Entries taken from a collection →
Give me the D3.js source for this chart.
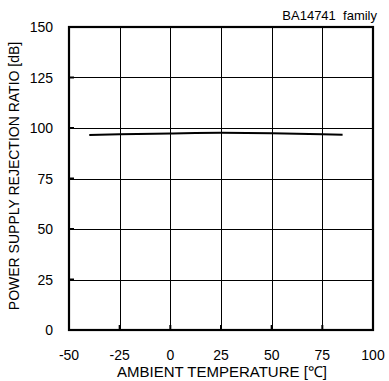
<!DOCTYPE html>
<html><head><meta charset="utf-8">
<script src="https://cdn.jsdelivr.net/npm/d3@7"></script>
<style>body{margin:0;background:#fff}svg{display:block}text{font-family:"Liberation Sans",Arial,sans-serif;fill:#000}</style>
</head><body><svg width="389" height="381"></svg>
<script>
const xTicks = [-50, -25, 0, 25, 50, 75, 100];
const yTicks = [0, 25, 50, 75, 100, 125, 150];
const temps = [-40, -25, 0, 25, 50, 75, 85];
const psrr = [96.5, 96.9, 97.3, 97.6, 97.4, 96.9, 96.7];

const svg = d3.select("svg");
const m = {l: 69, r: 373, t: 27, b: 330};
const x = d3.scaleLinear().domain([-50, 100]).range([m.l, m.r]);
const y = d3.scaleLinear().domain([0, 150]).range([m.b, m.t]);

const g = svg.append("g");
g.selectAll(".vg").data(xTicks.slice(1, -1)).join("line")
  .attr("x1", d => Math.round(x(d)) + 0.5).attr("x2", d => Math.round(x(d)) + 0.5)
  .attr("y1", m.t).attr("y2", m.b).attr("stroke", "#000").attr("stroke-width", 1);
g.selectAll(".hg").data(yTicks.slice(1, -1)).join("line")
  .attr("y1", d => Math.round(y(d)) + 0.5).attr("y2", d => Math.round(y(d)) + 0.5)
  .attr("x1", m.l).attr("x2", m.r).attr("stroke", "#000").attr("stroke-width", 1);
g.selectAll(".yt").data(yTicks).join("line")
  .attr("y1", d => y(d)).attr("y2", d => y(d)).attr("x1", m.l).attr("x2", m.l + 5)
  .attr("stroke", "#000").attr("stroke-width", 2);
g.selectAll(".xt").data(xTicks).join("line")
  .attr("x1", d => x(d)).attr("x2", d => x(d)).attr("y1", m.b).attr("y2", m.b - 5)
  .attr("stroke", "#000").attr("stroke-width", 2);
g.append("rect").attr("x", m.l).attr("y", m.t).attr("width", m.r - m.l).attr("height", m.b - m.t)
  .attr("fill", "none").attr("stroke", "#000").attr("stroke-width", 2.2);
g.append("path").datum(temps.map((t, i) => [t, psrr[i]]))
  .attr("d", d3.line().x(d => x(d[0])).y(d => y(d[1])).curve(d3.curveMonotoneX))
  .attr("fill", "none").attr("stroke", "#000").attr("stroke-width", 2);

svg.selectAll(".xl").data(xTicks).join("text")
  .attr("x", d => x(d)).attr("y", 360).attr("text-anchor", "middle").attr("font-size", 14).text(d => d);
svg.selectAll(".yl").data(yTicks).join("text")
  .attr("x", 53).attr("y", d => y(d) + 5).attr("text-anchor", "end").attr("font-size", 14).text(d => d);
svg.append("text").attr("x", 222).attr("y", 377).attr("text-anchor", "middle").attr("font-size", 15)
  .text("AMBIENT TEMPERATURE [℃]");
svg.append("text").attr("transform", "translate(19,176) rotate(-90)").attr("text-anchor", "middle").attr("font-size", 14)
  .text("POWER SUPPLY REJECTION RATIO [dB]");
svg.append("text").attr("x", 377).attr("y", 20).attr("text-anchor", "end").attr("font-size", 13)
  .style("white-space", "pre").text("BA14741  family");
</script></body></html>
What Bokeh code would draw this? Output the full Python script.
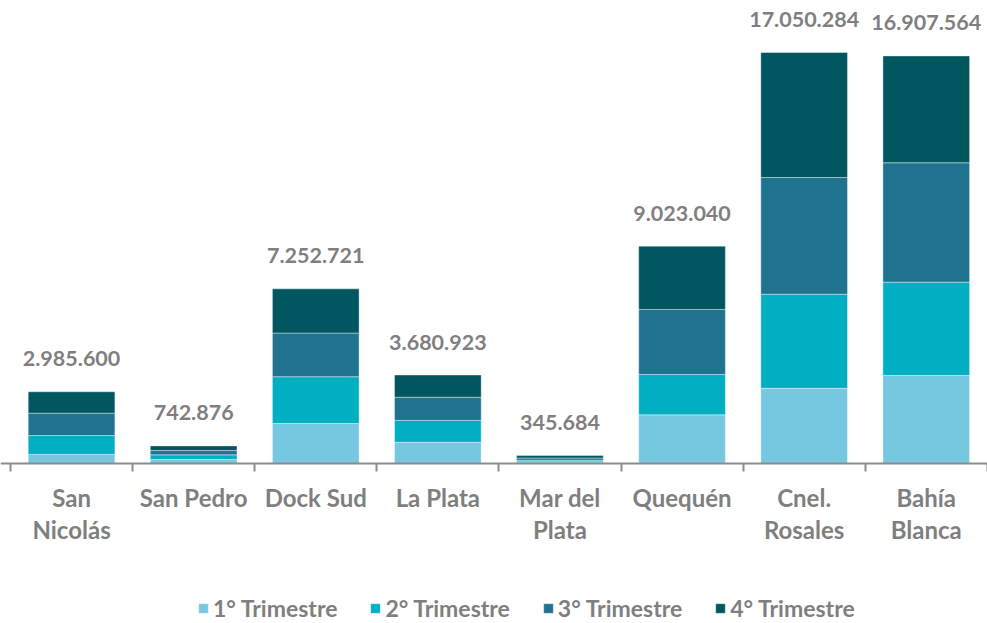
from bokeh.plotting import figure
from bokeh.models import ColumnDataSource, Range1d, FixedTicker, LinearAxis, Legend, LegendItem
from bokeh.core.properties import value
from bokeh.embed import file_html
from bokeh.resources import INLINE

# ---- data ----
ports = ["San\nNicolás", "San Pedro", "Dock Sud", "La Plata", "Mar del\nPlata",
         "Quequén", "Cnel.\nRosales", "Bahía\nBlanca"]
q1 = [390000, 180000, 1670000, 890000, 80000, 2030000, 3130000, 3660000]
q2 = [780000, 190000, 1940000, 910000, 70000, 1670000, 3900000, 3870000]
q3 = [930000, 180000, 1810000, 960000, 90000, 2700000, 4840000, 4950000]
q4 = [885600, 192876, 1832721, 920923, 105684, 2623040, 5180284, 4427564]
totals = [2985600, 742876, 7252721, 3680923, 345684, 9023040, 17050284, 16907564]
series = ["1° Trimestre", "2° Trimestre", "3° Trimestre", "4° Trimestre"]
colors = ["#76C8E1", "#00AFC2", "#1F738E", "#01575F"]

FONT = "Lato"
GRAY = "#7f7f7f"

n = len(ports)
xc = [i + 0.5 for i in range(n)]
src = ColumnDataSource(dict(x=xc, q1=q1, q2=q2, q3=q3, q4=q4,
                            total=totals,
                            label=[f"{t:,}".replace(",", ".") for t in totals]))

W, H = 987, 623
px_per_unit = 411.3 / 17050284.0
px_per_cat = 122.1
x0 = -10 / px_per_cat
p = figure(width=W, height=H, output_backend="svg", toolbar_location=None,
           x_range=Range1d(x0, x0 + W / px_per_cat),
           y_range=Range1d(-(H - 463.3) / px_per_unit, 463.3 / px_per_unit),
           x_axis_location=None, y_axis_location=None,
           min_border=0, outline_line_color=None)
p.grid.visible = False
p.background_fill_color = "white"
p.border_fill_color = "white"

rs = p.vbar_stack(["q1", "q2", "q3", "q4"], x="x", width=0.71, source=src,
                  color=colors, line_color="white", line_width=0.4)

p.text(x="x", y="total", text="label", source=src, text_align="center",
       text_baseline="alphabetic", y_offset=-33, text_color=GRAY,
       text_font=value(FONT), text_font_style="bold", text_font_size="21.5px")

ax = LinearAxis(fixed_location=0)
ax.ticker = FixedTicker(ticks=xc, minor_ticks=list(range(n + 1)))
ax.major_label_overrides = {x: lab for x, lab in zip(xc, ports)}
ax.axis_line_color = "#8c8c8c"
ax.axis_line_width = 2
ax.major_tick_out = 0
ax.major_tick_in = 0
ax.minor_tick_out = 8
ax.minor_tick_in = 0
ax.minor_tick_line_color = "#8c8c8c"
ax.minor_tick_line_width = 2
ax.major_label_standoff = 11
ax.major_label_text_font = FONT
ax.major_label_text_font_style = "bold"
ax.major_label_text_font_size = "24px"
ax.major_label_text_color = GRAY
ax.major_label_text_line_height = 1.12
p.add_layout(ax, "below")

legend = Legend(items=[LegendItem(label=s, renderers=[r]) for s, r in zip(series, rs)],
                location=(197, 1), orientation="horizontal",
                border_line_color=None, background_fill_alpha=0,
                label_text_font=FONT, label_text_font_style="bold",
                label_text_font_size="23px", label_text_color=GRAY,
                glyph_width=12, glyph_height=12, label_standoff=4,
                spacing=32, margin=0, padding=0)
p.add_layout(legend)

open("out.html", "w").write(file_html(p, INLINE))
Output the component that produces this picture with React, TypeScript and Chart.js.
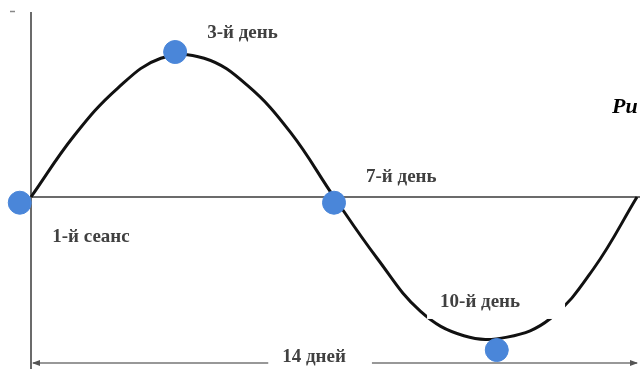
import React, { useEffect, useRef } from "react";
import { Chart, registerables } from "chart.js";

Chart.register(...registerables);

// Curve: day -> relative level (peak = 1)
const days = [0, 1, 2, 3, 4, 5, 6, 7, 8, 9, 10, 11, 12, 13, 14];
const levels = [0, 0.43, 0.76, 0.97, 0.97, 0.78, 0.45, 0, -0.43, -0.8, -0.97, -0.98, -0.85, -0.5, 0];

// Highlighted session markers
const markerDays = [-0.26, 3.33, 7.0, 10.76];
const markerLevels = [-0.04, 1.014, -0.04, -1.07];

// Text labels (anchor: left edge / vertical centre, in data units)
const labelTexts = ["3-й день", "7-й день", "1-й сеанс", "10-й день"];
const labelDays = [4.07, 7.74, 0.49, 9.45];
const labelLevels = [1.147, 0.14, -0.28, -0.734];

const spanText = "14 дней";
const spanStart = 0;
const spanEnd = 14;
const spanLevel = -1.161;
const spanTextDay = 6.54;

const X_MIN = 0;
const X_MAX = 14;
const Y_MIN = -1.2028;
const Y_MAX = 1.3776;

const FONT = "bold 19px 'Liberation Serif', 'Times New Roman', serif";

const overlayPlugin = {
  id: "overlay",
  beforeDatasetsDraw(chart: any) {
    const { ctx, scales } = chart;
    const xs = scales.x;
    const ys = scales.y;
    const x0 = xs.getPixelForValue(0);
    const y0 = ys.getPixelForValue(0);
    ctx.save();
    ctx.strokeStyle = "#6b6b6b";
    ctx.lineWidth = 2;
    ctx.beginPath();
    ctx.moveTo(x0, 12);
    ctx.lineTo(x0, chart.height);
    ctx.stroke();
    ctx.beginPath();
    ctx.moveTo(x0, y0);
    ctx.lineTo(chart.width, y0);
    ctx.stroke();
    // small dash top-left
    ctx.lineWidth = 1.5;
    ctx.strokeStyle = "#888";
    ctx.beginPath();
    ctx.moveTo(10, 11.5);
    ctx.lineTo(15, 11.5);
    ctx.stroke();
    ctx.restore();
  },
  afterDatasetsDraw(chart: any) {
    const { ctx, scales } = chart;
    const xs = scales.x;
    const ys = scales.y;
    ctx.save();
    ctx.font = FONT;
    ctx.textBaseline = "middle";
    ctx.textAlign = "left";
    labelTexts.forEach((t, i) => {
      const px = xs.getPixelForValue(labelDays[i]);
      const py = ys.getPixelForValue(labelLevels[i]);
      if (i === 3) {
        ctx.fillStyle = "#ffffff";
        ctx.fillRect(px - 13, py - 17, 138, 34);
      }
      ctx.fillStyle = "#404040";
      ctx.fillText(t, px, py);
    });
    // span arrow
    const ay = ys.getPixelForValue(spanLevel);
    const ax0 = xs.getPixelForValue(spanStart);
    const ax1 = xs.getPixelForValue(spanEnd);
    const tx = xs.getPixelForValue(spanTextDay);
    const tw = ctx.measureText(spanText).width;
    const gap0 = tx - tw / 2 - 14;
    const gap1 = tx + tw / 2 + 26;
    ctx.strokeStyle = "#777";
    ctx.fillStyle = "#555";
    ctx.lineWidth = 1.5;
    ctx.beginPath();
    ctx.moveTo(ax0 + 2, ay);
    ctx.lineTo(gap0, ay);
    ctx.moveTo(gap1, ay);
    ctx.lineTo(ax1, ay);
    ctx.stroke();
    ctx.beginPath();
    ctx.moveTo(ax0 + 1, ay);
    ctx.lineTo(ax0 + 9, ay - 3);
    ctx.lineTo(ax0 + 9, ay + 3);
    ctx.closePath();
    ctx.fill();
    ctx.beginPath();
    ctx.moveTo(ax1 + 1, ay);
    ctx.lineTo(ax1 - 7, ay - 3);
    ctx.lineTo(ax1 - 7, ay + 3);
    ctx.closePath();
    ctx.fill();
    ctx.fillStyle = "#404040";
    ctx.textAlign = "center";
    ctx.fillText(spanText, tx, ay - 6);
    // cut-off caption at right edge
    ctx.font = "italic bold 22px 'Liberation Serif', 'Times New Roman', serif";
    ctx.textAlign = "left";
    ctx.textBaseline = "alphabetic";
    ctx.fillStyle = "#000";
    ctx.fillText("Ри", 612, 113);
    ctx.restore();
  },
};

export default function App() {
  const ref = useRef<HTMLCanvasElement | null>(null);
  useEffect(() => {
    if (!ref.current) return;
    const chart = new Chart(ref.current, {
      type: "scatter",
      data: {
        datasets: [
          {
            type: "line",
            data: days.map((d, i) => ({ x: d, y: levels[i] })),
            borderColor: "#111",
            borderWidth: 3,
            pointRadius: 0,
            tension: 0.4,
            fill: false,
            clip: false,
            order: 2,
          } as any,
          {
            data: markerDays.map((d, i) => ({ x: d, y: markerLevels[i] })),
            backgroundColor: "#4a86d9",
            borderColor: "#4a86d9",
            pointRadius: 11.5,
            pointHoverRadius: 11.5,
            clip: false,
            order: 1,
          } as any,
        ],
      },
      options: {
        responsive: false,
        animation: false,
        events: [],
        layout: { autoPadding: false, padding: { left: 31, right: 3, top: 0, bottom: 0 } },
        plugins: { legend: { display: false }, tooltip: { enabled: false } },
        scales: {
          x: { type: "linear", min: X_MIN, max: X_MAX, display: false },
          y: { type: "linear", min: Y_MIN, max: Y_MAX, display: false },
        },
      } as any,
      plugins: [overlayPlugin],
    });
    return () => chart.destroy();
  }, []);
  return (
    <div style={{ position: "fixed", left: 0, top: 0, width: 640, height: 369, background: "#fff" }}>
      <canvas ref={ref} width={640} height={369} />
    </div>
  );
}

What you will do →
Reproduce, word for word, only the lines in the records above from the line with "Output the component" through the line with "const labelLevels = [1.147, 0.14, -0.28, -0.734];", including both ends; omit the pictures.

In response →
Output the component that produces this picture with React, TypeScript and Chart.js.
import React, { useEffect, useRef } from "react";
import { Chart, registerables } from "chart.js";

Chart.register(...registerables);

// Curve: day -> relative level (peak = 1)
const days = [0, 1, 2, 3, 4, 5, 6, 7, 8, 9, 10, 11, 12, 13, 14];
const levels = [0, 0.43, 0.76, 0.97, 0.97, 0.78, 0.45, 0, -0.43, -0.8, -0.97, -0.98, -0.85, -0.5, 0];

// Highlighted session markers
const markerDays = [-0.26, 3.33, 7.0, 10.76];
const markerLevels = [-0.04, 1.014, -0.04, -1.07];

// Text labels (anchor: left edge / vertical centre, in data units)
const labelTexts = ["3-й день", "7-й день", "1-й сеанс", "10-й день"];
const labelDays = [4.07, 7.74, 0.49, 9.45];
const labelLevels = [1.147, 0.14, -0.28, -0.734];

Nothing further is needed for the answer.